Thanh Nguyen
Thanh Nguyen

Reputation: 5352

Website with multiple timezones issue

I'm having a trouble when develop multiple timezones website.

Currently I'm storing time in UTC after some researches and it is working fine in most cases.

But there is one case that I couldn't find solution for it:

There are two kinds of user in two countries which are United States and Thailand.

User in Thailand is worker (A).

User in US is manager (B).

When A starts working, their activities logged into our system and B can watch those via a monitoring screen on web app and they can choose the date on that.

Example user A starts working at 8 AM on 23 June with mobile app, when B chooses 23 June date on the monitoring screen, they can see the activities of user on Thailand on 23 June (because the results is queried by UTC time), but the problem is he should see the activities on 22 June instead of 23 June because the time in Thailand is faster than United States 12 hours.

How can I show to user B activities of user A when he chooses the date 22 June?

Upvotes: 1

Views: 168

Answers (2)

Rick James
Rick James

Reputation: 142453

This Answer is specific to MySQL.

If you want B to see what A's clock says, use DATETIME; it will say 8AM.

If you want B to see A logging in in the middle of the night, use TIMESTAMP.

(This extends to A vs B, and to date as well as clock.)

Twice a year, DATETIME has a hiccup between 2AM and 3AM if there is a switch between standard and daylight-savings time.

Upvotes: 1

Matt Johnson-Pint
Matt Johnson-Pint

Reputation: 241778

You've not asked about any particular technology stack or implementation, so I can only answer from a general perspective.

Concepts worth understanding:

  • Thailand has a single time zone, which has an offset of UTC+7 all year.

  • The US has multiple time zones, whose offsets range from UTC-10 to UTC-4, depending on what part of the country you are referring to, whether or not daylight saving time is in effect, and whether or not a particular location observes daylight saving time. (Most of the country does, but all of Hawaii and much of Arizona does not.)

  • A "date" is just a year, month, and day on a calendar, but the time that which a date is observed is different depending on the time zone of the observer. There is a good visualization of this at everytimezone.com.

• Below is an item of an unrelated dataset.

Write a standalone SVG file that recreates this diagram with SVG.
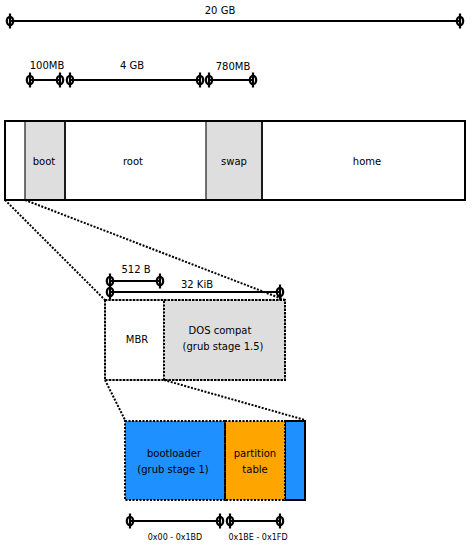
<svg xmlns="http://www.w3.org/2000/svg" xmlns:xlink="http://www.w3.org/1999/xlink" width="472" height="552" viewBox="0 0 472 552">
<style>
text{font-family:"DejaVu Sans","Liberation Sans",sans-serif;font-size:10px;fill:#000;text-anchor:middle}
.small{font-size:8px}
.dim{stroke:#000;stroke-width:2;fill:none}
.dot{stroke:#000;stroke-width:2;stroke-dasharray:2 1.5;fill:none}
.part{stroke:#000;stroke-width:1.5}
.gray{fill:#dedede}
.white{fill:#fff}
</style>
<defs>
<g id="tick">
<line x1="0" y1="-7.5" x2="0" y2="7.5" stroke="#000" stroke-width="2.2"/>
<ellipse cx="0" cy="0" rx="3.2" ry="4.2" fill="none" stroke="#000" stroke-width="2.2"/>
</g>
</defs>
<rect width="472" height="552" fill="#fff"/>
<g id="connectors">
<line class="dot" x1="5" y1="200" x2="105" y2="300"/>
<line class="dot" x1="25" y1="200" x2="285" y2="300"/>
<line class="dot" x1="105" y1="380" x2="125" y2="420"/>
<line class="dot" x1="164" y1="380" x2="305" y2="420"/>
</g>
<g id="dim-total">
<line class="dim" x1="10" y1="21" x2="460" y2="21"/>
<use xlink:href="#tick" x="10" y="21"/>
<use xlink:href="#tick" x="460" y="21"/>
<text x="220" y="14">20 GB</text>
</g>
<g id="dim-parts">
<line class="dim" x1="30" y1="80" x2="60" y2="80"/>
<line class="dim" x1="70" y1="80" x2="200" y2="80"/>
<line class="dim" x1="209" y1="80" x2="253" y2="80"/>
<use xlink:href="#tick" x="30" y="80"/>
<use xlink:href="#tick" x="60" y="80"/>
<use xlink:href="#tick" x="70" y="80"/>
<use xlink:href="#tick" x="200" y="80"/>
<use xlink:href="#tick" x="209" y="80"/>
<use xlink:href="#tick" x="253" y="80"/>
<text x="47" y="69">100MB</text>
<text x="132" y="69">4 GB</text>
<text x="233" y="70">780MB</text>
</g>
<g id="disk">
<rect x="5" y="121" width="460" height="79" fill="#fff" stroke="#000" stroke-width="2"/>
<rect x="25" y="121" width="40" height="79" class="gray" stroke="#444" stroke-width="1.5"/>
<rect x="206" y="121" width="56" height="79" class="gray" stroke="#444" stroke-width="1.5"/>
<line x1="65" y1="121" x2="65" y2="200" stroke="#000" stroke-width="1.5"/>
<line x1="262" y1="121" x2="262" y2="200" stroke="#000" stroke-width="1.5"/>
<rect x="5" y="121" width="460" height="79" fill="none" stroke="#000" stroke-width="2"/>
<text x="44" y="165">boot</text>
<text x="133" y="165">root</text>
<text x="234" y="165">swap</text>
<text x="367" y="165">home</text>
</g>
<g id="dim-mbr">
<line class="dim" x1="110" y1="281" x2="160" y2="281"/>
<line class="dim" x1="110" y1="292" x2="280" y2="292"/>
<use xlink:href="#tick" x="110" y="281"/>
<use xlink:href="#tick" x="160" y="281"/>
<use xlink:href="#tick" x="110" y="292"/>
<use xlink:href="#tick" x="280" y="292"/>
<text x="136" y="273">512 B</text>
<text x="197" y="288">32 KiB</text>
</g>
<g id="mbr-area">
<rect x="105" y="300" width="59" height="80" class="white" stroke="#555" stroke-width="1"/>
<rect x="164" y="300" width="121" height="80" class="gray"/>
<rect x="164" y="300" width="121" height="80" class="dot"/>
<rect x="105" y="300" width="180" height="80" class="dot"/>
<text x="137" y="343">MBR</text>
<text x="220" y="334">DOS compat</text>
<text x="223" y="350">(grub stage 1.5)</text>
</g>
<g id="mbr-detail">
<rect x="285" y="421" width="20" height="79" fill="#1e90ff" stroke="#000" stroke-width="2"/>
<rect x="125" y="421" width="100" height="79" fill="#1e90ff"/>
<rect x="225" y="421" width="60" height="79" fill="#ffa500"/>
<rect x="125" y="421" width="100" height="79" class="dot"/>
<rect x="225" y="421" width="60" height="79" class="dot"/>
<text x="174" y="457">bootloader</text>
<text x="173" y="473">(grub stage 1)</text>
<text x="255" y="457">partition</text>
<text x="255" y="473">table</text>
</g>
<g id="dim-detail">
<line class="dim" x1="130" y1="521" x2="220" y2="521"/>
<line class="dim" x1="230" y1="521" x2="280" y2="521"/>
<use xlink:href="#tick" x="130" y="521"/>
<use xlink:href="#tick" x="220" y="521"/>
<use xlink:href="#tick" x="230" y="521"/>
<use xlink:href="#tick" x="280" y="521"/>
<text class="small" x="175" y="540">0x00 - 0x1BD</text>
<text class="small" x="258" y="540">0x1BE - 0x1FD</text>
</g>
</svg>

In your situation, you will have to decide the behavior you want depending on the specific needs of your application:

  • Do you want the period shown to represent all activities on the date as observed by the person choosing the date? If so, then determine the start of the current date and the start of the next date in the local time zone of the person selecting the date. Convert those to UTC, and query for all events in that UTC time range.

    Example:

    Example Activity Time:  2018-06-23T18:00:00+07:00    (Asia/Bangkok)
            Stored as UTC:  2018-06-23T11:00:00Z
    
    Date Selected: 2018-06-23   (America/New_York)
    Local Range:  [2018-06-23T00:00:00-04:00 , 2018-06-24T00:00:00-04:00 )
    UTC Range:    [2018-06-23T04:00:00Z      , 2018-06-24T04:00:00Z      )
    Query:    ... where ActivityUTC >= '2018-06-23 04:00:00' and ActivityUTC < '2018-06-24 04:00:00'
    
  • Or, do you want the date selected to always represent the date of the activity in the time zone of the person who recorded that activity, regardless of the time zone of the viewer? If so, then store that local date in a separate date-only column and just query on it without regard to time zone.

    Example:

    Example Activity Time:  2018-06-23T18:00:00+07:00    (Asia/Bangkok)
        Local Date Stored:  2018-06-23
    
    Date Selected: 2018-06-23
    Query: ... where ActivityLocalDate = '2018-06-23'
    

    Note, you might still store the UTC date and time in some other field, but it isn't relevant for this particular query.

From prior experience in the time and attendance industry, I can say that if it were me I would want the second option - as workers are typically paid based on their own time zones, not on those of their manager. However their are indeed edge cases and you'll have to decide for yourself which approach best matches your business requirements.